Starting off with masses for each you use the mass-mole relationship n=m/M, where n is the number of moles of a substance (mol), m is the starting mass of the substance (g), and M is the MOLAR mass of the substance (g/mol).

BALANCED REACTION

2NaOH(aq) + CaCl2(aq) ----> 2NaCl + Ca(OH)2

Case 1: Sodium hydroxide is the LIMITING reagent (its molar amount is less than twice the amount of calcium chloride), i.e. NaOH = 5.00 g and CaCl2 = 3.00 g

In this case we use the mass of NaOH to find the number of moles.

n=m/M=5.00g/40.0g/mol=0.125mol

From here we compare molar ratios of the reaction (stoichiometry) to find what the corresponding number of moles of each product will be when the reaction ENDS (at equilibrium).

NaCl:NaOH = 2:2 ratio = 1:1, therefore the number of moles of NaCl will be the same at the END of the reaction as the NaOH at the START of the reaction: 0.125 mol.

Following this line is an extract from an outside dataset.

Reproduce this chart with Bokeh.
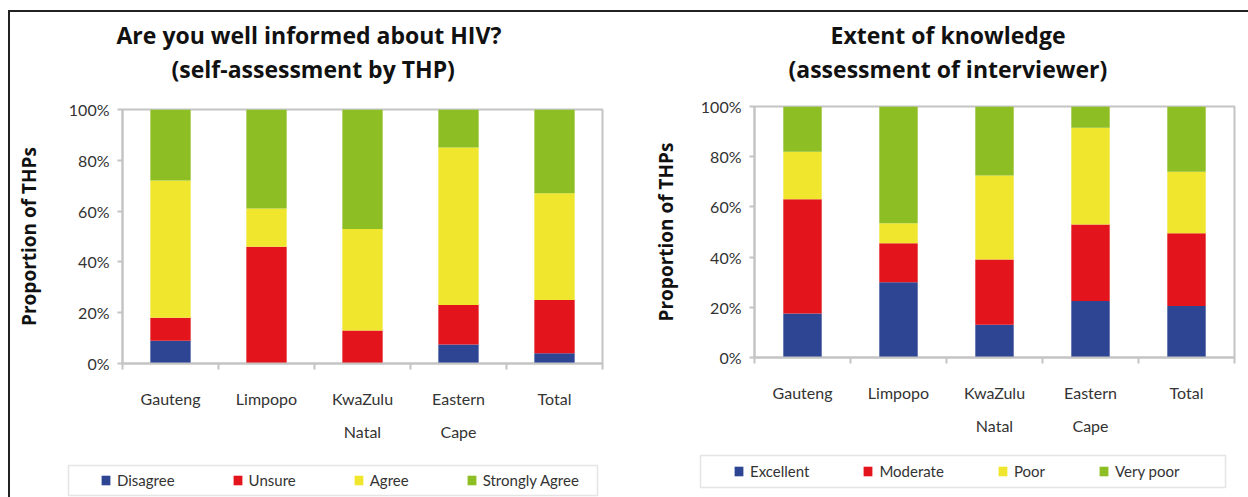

Ca(OH)2:NaOH = 1:2, therefore there will be half as many moles since it takes two moles of reactant to create one mole of product (as dictated by the reaction above): 0.0625 mol

Case 2: Calcium chloride is the LIMITING reagent (its molar amount is less than half the amount of sodium hydroxide), i.e. NaOH = 9.00 g and CaCl2 = 3.00 g

n=m/M=3.00g/111g/mol=0.0270 mol

Just as in Case 1, we compare molar ratios of the reaction (stoichiometry) to find what the corresponding number of moles of each product will be when the reaction ENDS (at equilibrium).

NaCl:CaCl2 = 2:1 ratio, therefore there will be twice as many moles since it takes one mole of reactant to create two moles of product (as dictated by the reaction above): 0.0540 mol

Ca(OH)2:CaCl2 = 1:1 ratio, therefore the number of moles of NaCl will be the same at the END of the reaction as the NaOH at the START of the reaction: 0.0270 mol.

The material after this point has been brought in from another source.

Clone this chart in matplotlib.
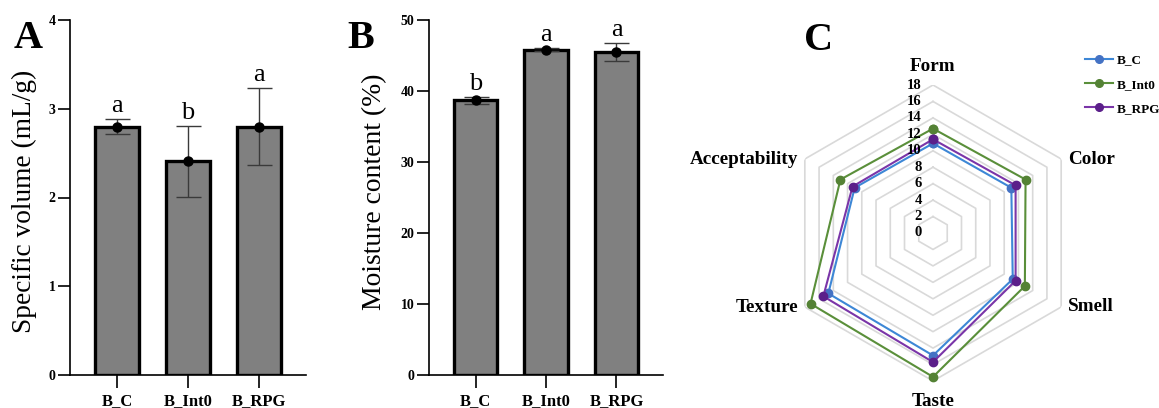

Keep in mind this only works with a BALANCED chemical reaction.

Answer 2

Turn the grams of reactants into moles of reactants using the Periodic Table. For an example, two grams of hydrogen would be equal to two moles of hydrogen because the amu of hydrogen is one gram. Next, you look at your reaction. You can use conversion factors to change between reactants and products. For an example, treat it like a recipe. If your recipe says using three cups of flour will make 12 cookies, and you have six cups (assuming you have enough of everything else) you will be able to make 24 cookies because you have enough for two batches. If you take the recipe parable further, you can set everything equal to everything else. The 3 cups of flour would be equal to the 12 cookies. The different parts of the reaction become conversion factors similar to when you switched between grams and moles.

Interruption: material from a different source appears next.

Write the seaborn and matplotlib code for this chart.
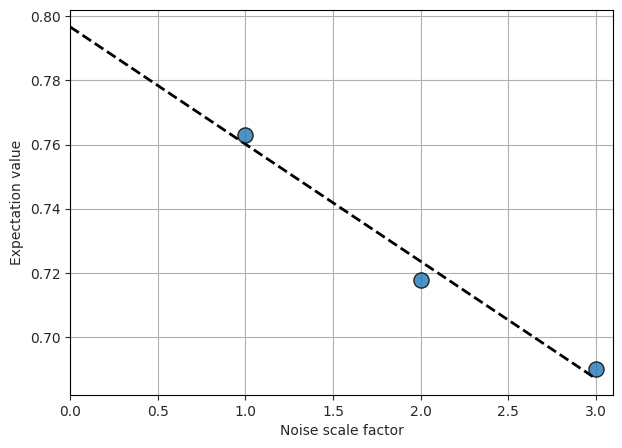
import numpy as np
import seaborn as sns
import matplotlib.pyplot as plt

# Noise scale factors and measured expectation values
scale_factors = [1.0, 2.0, 3.0]
expectation_values = [0.763, 0.718, 0.690]

sns.set_style("ticks")
plt.rcParams['font.family'] = ['DejaVu Sans']

fig, ax = plt.subplots(figsize=(6.22, 4.48), dpi=100)

# Linear extrapolation to zero noise
slope, intercept = np.polyfit(scale_factors, expectation_values, 1)
x_fit = np.array([0.0, max(scale_factors)])
ax.plot(x_fit, slope * x_fit + intercept, color='black', linestyle='--', linewidth=2, zorder=2)

sns.scatterplot(x=scale_factors, y=expectation_values, s=120, color='#1f77b4', alpha=0.8,
                edgecolor='black', linewidth=1, ax=ax, zorder=3)

ax.set_xlim(0, 3.1)
ax.set_ylim(0.682, 0.802)
ax.set_xlabel('Noise scale factor')
ax.set_ylabel('Expectation value')
ax.grid(True, color='#b0b0b0', linewidth=0.8)
ax.set_axisbelow(True)
for s in ax.spines.values():
    s.set_visible(True)
    s.set_color('black')

fig.subplots_adjust(left=0.113, right=0.986, top=0.978, bottom=0.118)
fig.savefig('out.png', dpi=100)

If you are asking about a limiting reactant reaction, there are a few extra steps. You solve everything out for how much of one product will be created, and then divide by the smallest number. That will give you how many moles of everything will be created.

Answer 3

The question as stated makes no sense. The only way for there not to be a limiting reagent would be to have infinite quantities of all the reactants, in which case you would get infinite quantities of product. Unless "there is no limiting reagent" means "the quantity of the limiting reagent is zero", in which case zero product will be produced. Or, possibly, "there are precisely the needed quantities of each reagent", in which case any one of them can be treated as the limiting reagent and you calculate the amount of product produced normally.

Answer 4

it is the word k

Answer 5

For this the exact reaction equation is an essential keystone (to know which reactants and what products are formed)